I’m pleased to announce the winner of the 2016 David Martinson – Meadowhawk Prize: The Frozen Harbor by Michael Hettich.

The poems in this collection explore inner and outer realities, past and future times, moving between them as easily as we might step through any door. These mysterious and continuously shifting realms that Hettich navigates—landscapes of memory, dream, grief, love, and hope—reveal the potential the human mind has to imagine a better way forward, a foil for the unimaginative and greedy way we have of exploiting our wonder-filled world. In fact, I believe Hettich’s poems invite us to pretend “we’re not lost”—and by “lost” I mean Lost with a capital “L.” In a time when we need poets more than ever, we can be thankful that this poet has kept at this craft of transcribing these newly imagined worlds into poems, “to sing them somehow / out of the mind / into the actual world.”
Look for the published book around April of next year. Meanwhile, here’s one poem from The Frozen Harbor:

The Field

I woke that dawn to ghost horses standing
in the trees at the edge of our field,
watching our house from the sides of their faces
and fading as I walked out through the cold wet grass
to welcome them. Still, there were hoof prints in the dirt
by the trees, and still there was a sweet smell
hanging in the first light, and a stillness.

I don’t know how to behave around horses.

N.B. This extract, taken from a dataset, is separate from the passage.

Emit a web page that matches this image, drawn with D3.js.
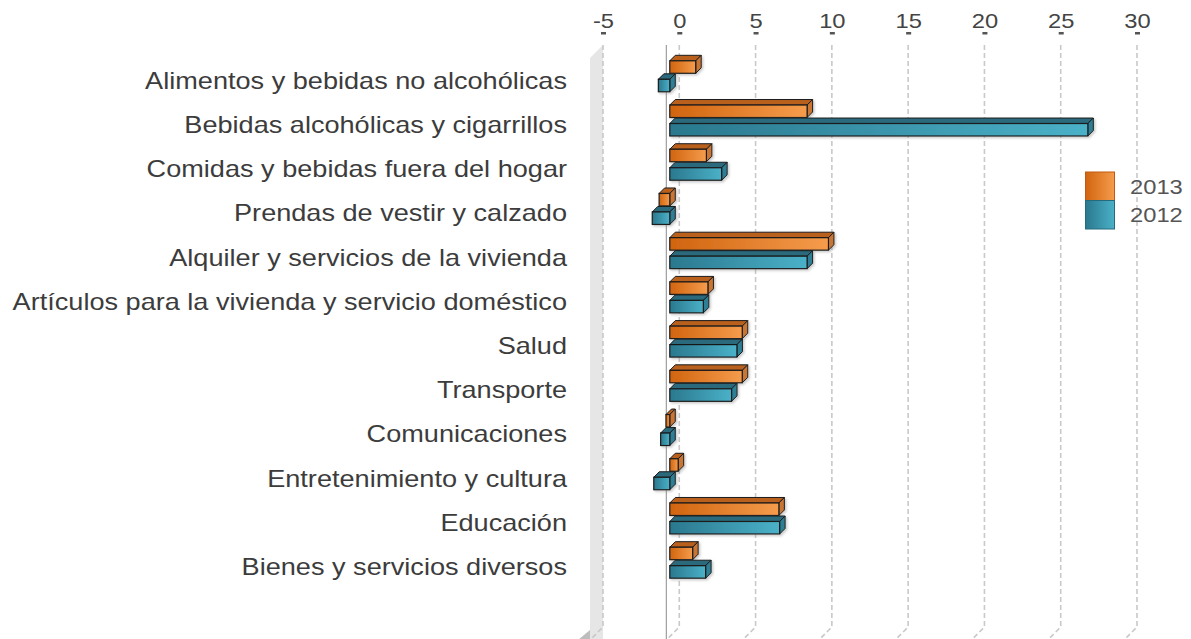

But you, my love, have ridden from the darkness
of dawn to the darkness of evening on a horse,
on a thin road whose name you have tried to forget.
So I didn’t tell you about them.

Instead I let you sleep until the day had settled
into its small bodies. Your dreams had been a tunnel,
you told me, a dark seam through a mountain
where wild creatures lived unaware of us humans
or as though they were the only real humans in the world.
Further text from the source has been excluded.